理科実験教室からわかること

三鈴学園では他のしちだ教室にはないコースがいくつかあります。理科実験教室、自然体験教室、ミュージカル、音楽個別指導などです。理科実験教室と自然体験教室は、私(熊代)が理科の教師なのでその専門性を生かして20数年前から開講しそれなりの成果を上げています。その一端を紹介したいと思います。

 

理科実験教室は子どもたちが大好きな理科実験を安全に楽しく体験させて、理科への興味・関心を本物にするためにしています。小学1年生から受講でき、初級(70分)、中級、上級(100分)とあり、上級クラスはA・B 2コースあり、4年間受講できますが、多くの子どもたちは上級コースを2回受講しています。

理科実験教室は、最初の10分間『理科基礎知識プリント』から始まります。元素記号をおぼえることからはじまる化学コースのプリントが1~28、生物1~7、地学1~3、物理1~2とあり、初級では2分(120秒)間で、中級上級は100秒間でします。時間内ででき、正解していれば次のプリントをします。プリントの内容は高校までに出てくる基礎基本となる知識です。このプリントの裏表2枚を、毎日覚えながら早く書いて練習し、レッスンに臨みます。集中力、記憶力がなければできません。実験の中ではこの知識を使って説明をしたり確かめたり、考えたりします。

次に実験の内容を説明し、方法を考えさせながら教えてから、子どもたちが一人一人実験をします。説明をよく聞いて理解していなければ、どうしていいのか解りません。方法、コツが飲み込めいなければ、こぼしたり、割れたり、失敗します。失敗は成功の基です。私たち指導者は危険でなければ、ニコニコと笑って見ています。子どもに聞かれると『さっき説明しました』とそっけない返事をします。分からない子どもは友だちがしているのを見てヒントをつかみ、まねをします。自分で全てするので緊張とワクワクの連続です。

実験が終わると片付けとまとめをします。

 

楽しく緊張感を持って自分で作業、実験をするので、初級の子どもたちも一年経つとめざましい進歩をします。紹介します。

(1) 危険防止を最優先で教えています。片付けをすること、置き場所のこと、薬品のこと、やけどのこと、逃げること、目を守ることなどです。危険から自分を守る方法を身につけています。

 

(2) 基礎知識プリントは1年生2年生の子どもたちも化学の12位まで進みます。中には化学のプリント27、28(元素の周期表)が終わり、生物のプリントをしている子どももいます。プリントが進めるかどうかは、ゲーム感覚で毎日5分間プリントができているかです。

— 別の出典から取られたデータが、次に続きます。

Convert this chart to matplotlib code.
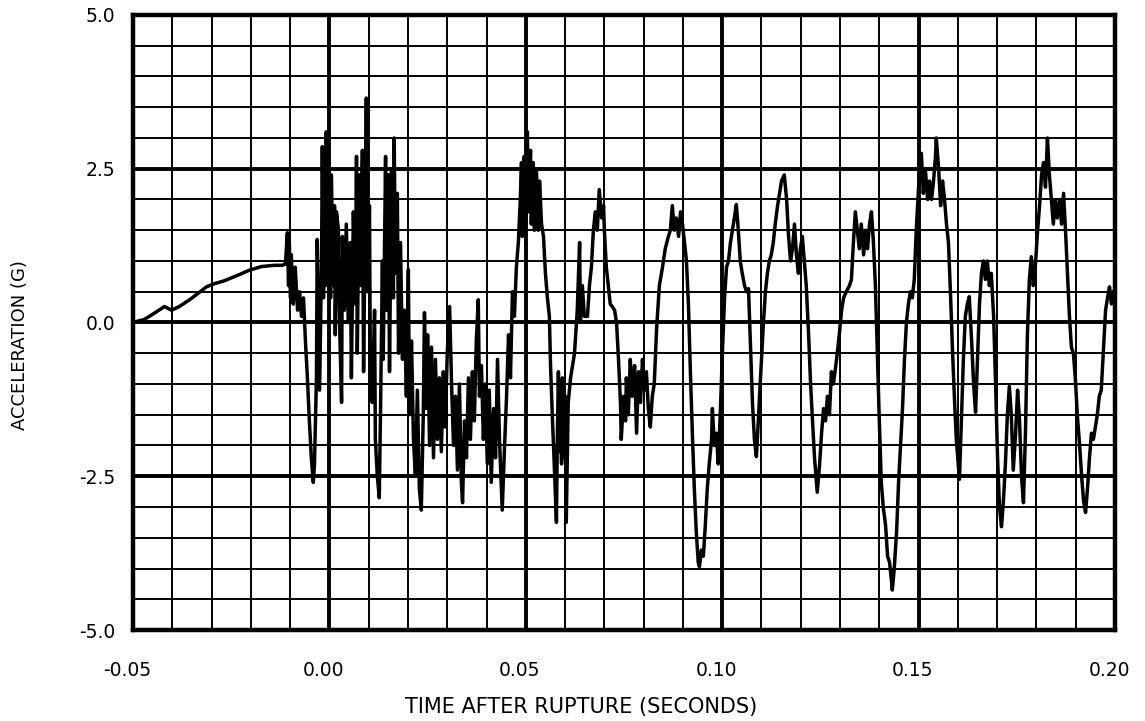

(3) 先生の話を、目を見て、真剣に聞くことができるようになります。聞いて理解できていなければ、どのように実験していいか分かりません。誰も助けてくれません。集中して聞く力が必然的に育っています。

(4) 実験技能はきちんと教えて、練習させます。メスシリンダーで液体の量をはかること、電子天秤で質量を測ること、マッチの付け方、アルコールランプの使い方、試験管の使い方など、失敗して水や薬品をこぼしたりしながら、確実に上手になります。1年経つと地域の中学生よりはるかに上手で安定しています。

(5)  自分の頭で考えるということは、今までの経験や持っている知識を活用し、再構築する過程のことです。基礎知識プリントで覚えた知識を使って、実験結果を予想します。『どうなるかな? どうしてかな? どう考えたらいい?』と絶えず指導者が問い、子どもたちに聞きます。訳の分からない答えから、少しずつ的を得た答えになってきます。

(6) 実体験がいっぱいです。物がなくなった。色が変わった。凄い匂いがした。激しく燃えた。音が出た。光が出た。泡が出てあふれた。吹き飛んだ。空高く飛んだ。非日常の驚くことがいっぱいで興奮します。

(7) お父さん、お母さんが知らない知識を持っていたり、道具を上手に使える実感があるので、理科に自信があり、得意感を持っていて、理科大好きです。

 

子どもたちの脳力、能力、技能の進歩はすさまじいものです。上級クラスの子どもたちは、かなり危険な高校生がしている実験をいとも簡単にこなしています。本当に驚きです。子どもたちが楽しく実験をしながら、進歩しているのを体感している時が、私の幸せです。